The Cities of Fort Collins and Loveland entered into the first Intergovernmental Agreement (IGA) for the formalization of Airport management providing the operational authority to be vested equally to both Cities with all financial responsibilities shared equally.
The Cities approved construction and reconstruction of additional facilities at the airport including new roads and utilities to serve increasing demand for hangar facilities for aircraft owners and businesses. This investment was built through the issuance of bonds by the City of Fort Collins and repaid by both Cities.
The Cities of Fort Collins and Loveland entered an agreement to create a Public Airport Authority to govern the Airport. The Authority was active for seven years until it was dissolved due to flaws in the original agreement in which the Authority was not granted the legal power to operate independently from the Cities as a true independent entity.
The current airline terminal was constructed. The facility was designed to service smaller 19 passenger aircraft and supported an average of 25,000 passenger enplanements a year between 1991-1997. These flights were supported by Continental and United Express flying to the Denver International Airport.
The Cities entered into an IGA Lease Agreement with the Airport Authority which required the Cities pay a lease payment to the Authority. This is also when the City of Loveland took over administration of the Airport, including finances, information technology, management analysis, policy analysis, purchasing, and risk management services. Fort Collins assumed responsibility over legal, management analysis, and policy analysis services.
The Cities entered a new IGA for the joint operation of the Airport and dissolved the ineffective Airport Authority. Both Cities agreed to equally share revenues and expenses and full management, policy making authority, and facility management was vested equally. This IGA placed full responsibility for the Airport with both City Councils. 1991 was also the year that FNL became a commercial service airport with scheduled service by Continental Express and United Express (Mesa Airlines), mainly to Stapleton International Airport in Denver.
Airport property was annexed into the City of Loveland and the fire station was built to provide better response to the areas surrounding the Airport as well as to create an Aircraft Rescue Fire Fighting (ARFF) program to meet the requirements as a commercial airport.
The Cities reaffirmed the 1991 IGA and also created the Airport Steering Committee to facilitate communication between the Cities and provide advice to the City Councils concerning general policies, land use, budget, capital improvements, and strategic planning. Continental Express merged with Continental Airlines as the Airport accommodated over 46,000 enplanements for the year, well exceeding the terminal’s planned capacity.

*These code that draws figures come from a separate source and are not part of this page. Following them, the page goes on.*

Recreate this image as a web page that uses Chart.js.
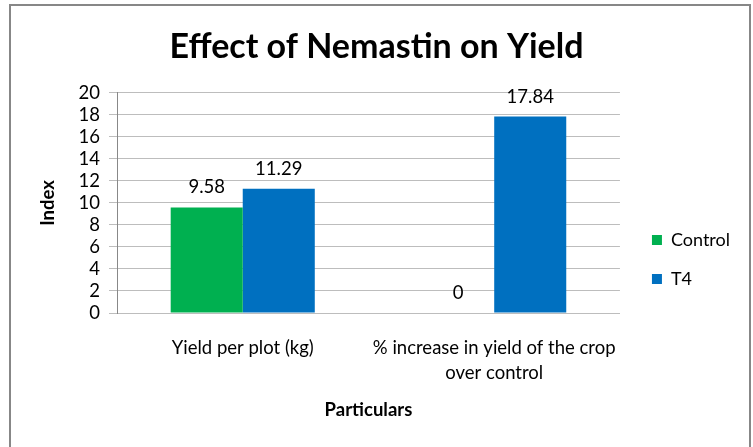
<!DOCTYPE html>
<html>
<head>
<meta charset="utf-8">
<script src="https://cdn.jsdelivr.net/npm/chart.js@4/dist/chart.umd.min.js"></script>
<style>
  html, body { margin: 0; padding: 0; background: #fff; }
  #wrap { width: 753px; height: 447px; }
</style>
</head>
<body>
<div id="wrap"><canvas id="chart" width="753" height="447"></canvas></div>
<script>
const categories = [
  "Yield per plot (kg)",
  ["% increase in yield of the crop", "over control"],
];
const controlValues = [9.58, 0];
const t4Values = [11.29, 17.84];
const yTicks = [0, 20, 2]; // min, max, step

const FONT = "Lato, 'Open Sans', sans-serif";
const TXT = 18.5;

// outer frame like the Excel chart border
const framePlugin = {
  id: "frame",
  afterDraw(chart) {
    const ctx = chart.ctx;
    ctx.save();
    ctx.strokeStyle = "#878787";
    ctx.lineWidth = 2;
    ctx.strokeRect(10, 5, 740, 460);
    ctx.restore();
  },
};

// value labels above each bar
const barLabels = {
  id: "barLabels",
  afterDatasetsDraw(chart) {
    const ctx = chart.ctx;
    ctx.save();
    ctx.font = TXT + "px " + FONT;
    ctx.fillStyle = "#000";
    ctx.textAlign = "center";
    ctx.textBaseline = "middle";
    chart.data.datasets.forEach((ds, i) => {
      chart.getDatasetMeta(i).data.forEach((bar, j) => {
        ctx.fillText(String(ds.data[j]), bar.x, bar.y - 20);
      });
    });
    ctx.restore();
  },
};

// nudge legend and title so they sit where Excel put them
const boxNudge = {
  id: "boxNudge",
  afterLayout(chart) {
    const lg = chart.legend;
    lg.left += 11; lg.right += 11;
    lg.top += 36; lg.bottom += 36;
    const tb = chart.titleBlock;
    tb.left += 12; tb.right += 12;
  },
};

new Chart(document.getElementById("chart"), {
  type: "bar",
  data: {
    labels: categories,
    datasets: [
      { label: "Control", data: controlValues, backgroundColor: "#00B050" },
      { label: "T4", data: t4Values, backgroundColor: "#0070C0" },
    ],
  },
  plugins: [framePlugin, barLabels, boxNudge],
  options: {
    responsive: false,
    animation: false,
    layout: { padding: { right: 24 } },
    datasets: { bar: { categoryPercentage: 0.573, barPercentage: 1 } },
    plugins: {
      tooltip: { enabled: false },
      title: {
        display: true,
        text: "Effect of Nemastin on Yield",
        color: "#000",
        font: { family: FONT, size: 34, weight: "bold" },
        padding: { top: 27, bottom: 25 },
      },
      legend: {
        position: "right",
        labels: {
          boxWidth: 10,
          boxHeight: 10,
          padding: 21,
          color: "#000",
          font: { family: FONT, size: 18 },
        },
      },
    },
    scales: {
      x: {
        grid: { display: false },
        border: { color: "#bdbdbd", width: 1 },
        ticks: {
          color: "#000",
          font: { family: FONT, size: TXT, lineHeight: 1.35 },
          maxRotation: 0,
          padding: 15,
        },
        title: {
          display: true,
          text: "Particulars",
          color: "#000",
          font: { family: FONT, size: TXT, weight: "bold" },
          padding: { top: 0, bottom: 26 },
        },
        afterFit(scale) { scale.height = 134; },
      },
      y: {
        min: yTicks[0],
        max: yTicks[1],
        ticks: {
          stepSize: yTicks[2],
          autoSkip: false,
          color: "#000",
          font: { family: FONT, size: TXT },
          padding: 9,
        },
        grid: { color: "#bdbdbd", tickLength: 8 },
        border: { color: "#888", width: 1 },
        title: {
          display: true,
          text: "Index",
          color: "#000",
          font: { family: FONT, size: TXT, weight: "bold" },
          padding: { top: 37, bottom: 0 },
        },
        afterFit(scale) { scale.width = 117; },
      },
    },
  },
});
</script>
</body>
</html>
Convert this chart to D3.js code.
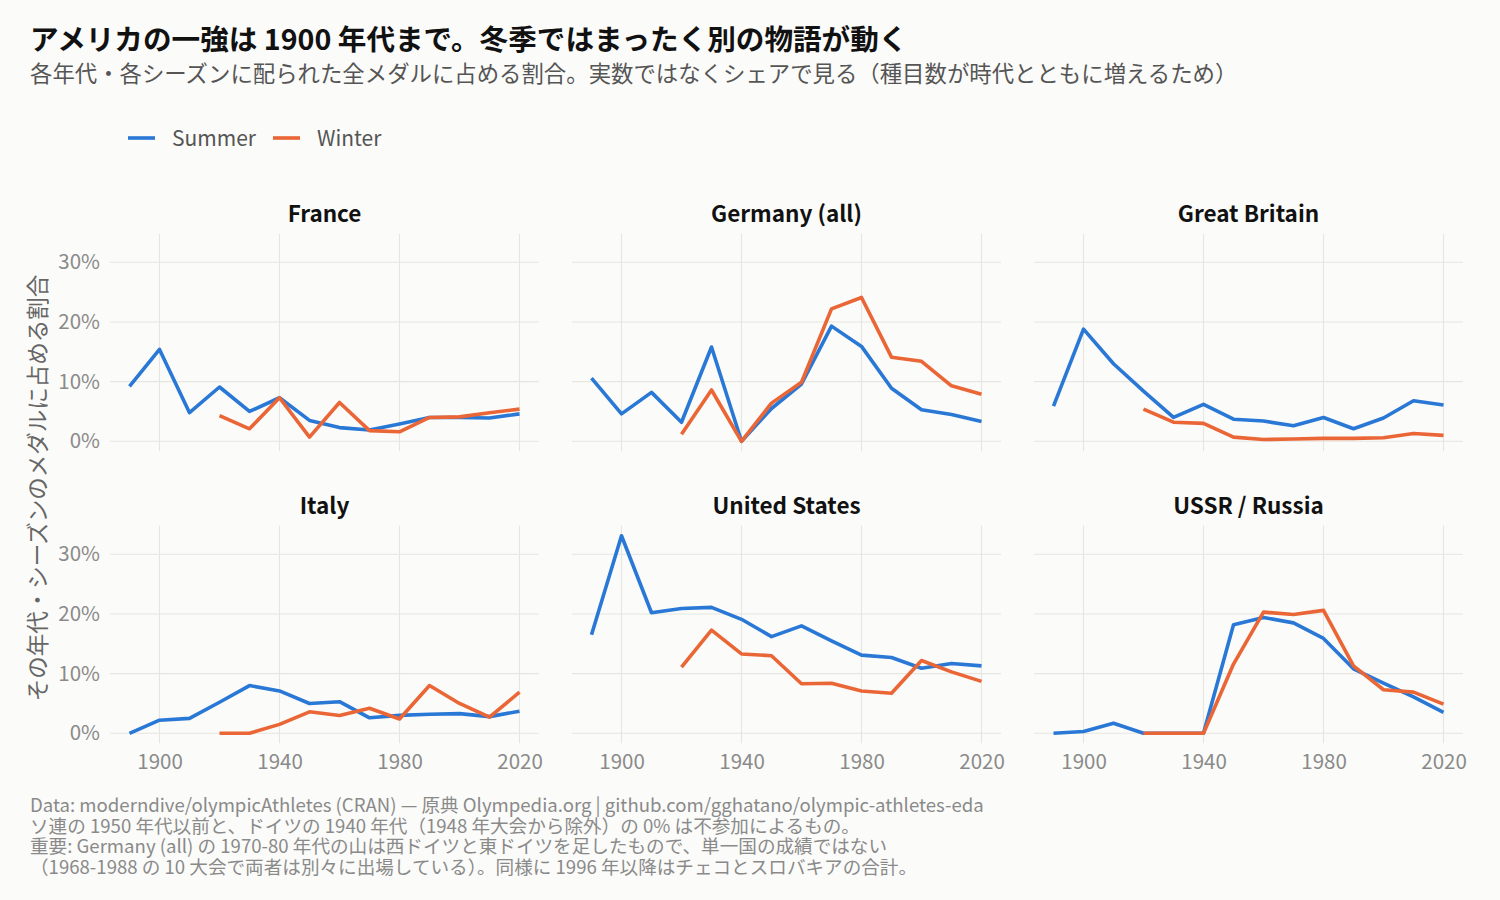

Allegiant Airlines began regularly scheduled service to Las Vegas, Nevada with McDonnell Douglas MD-80 jetliners which held up to 150 passengers, nearly 8x the number of passengers the existing terminal was designed to accommodate. The Airport added modular facilities to temporarily add passenger holding capacity and allow for new Transportation Security Administration (TSA) security screenings which were established in 2002.
Allegiant Airlines added regularly scheduled service to Mesa, Arizona. Planning to construct a new terminal to replace the undersized facility and temporary modular buildings began.
Additional modular buildings were added to provide additional capacity until a new terminal could be constructed. In August of 2012, Allegiant Airlines ceased operations citing “internal business decisions”. In late September 2012, at a Texas airline conference, Allegiant CEO Maurice Gallagher told a reporter from Las Vegas, Nevada that the airline left because the airport had no control tower.
January 22, 2015 the Cities restated the IGA to reorganize the Airport Steering Committee into an Airport Commission. This body differs in that it has set bylaws which allows it some powers unlike the Steering Committee which only had the ability to make suggestions.
The Commission and Cities officially change the Airport’s name to Northern Colorado Regional Airport .
Aviation Activity from 2003 – 2017
The Airport has evolved over time from its municipal general aviation origins to a commercially certified regional facility. The Airport now supports 100,000 annual flight operations, with over 200 hangar units and 260 based aircraft.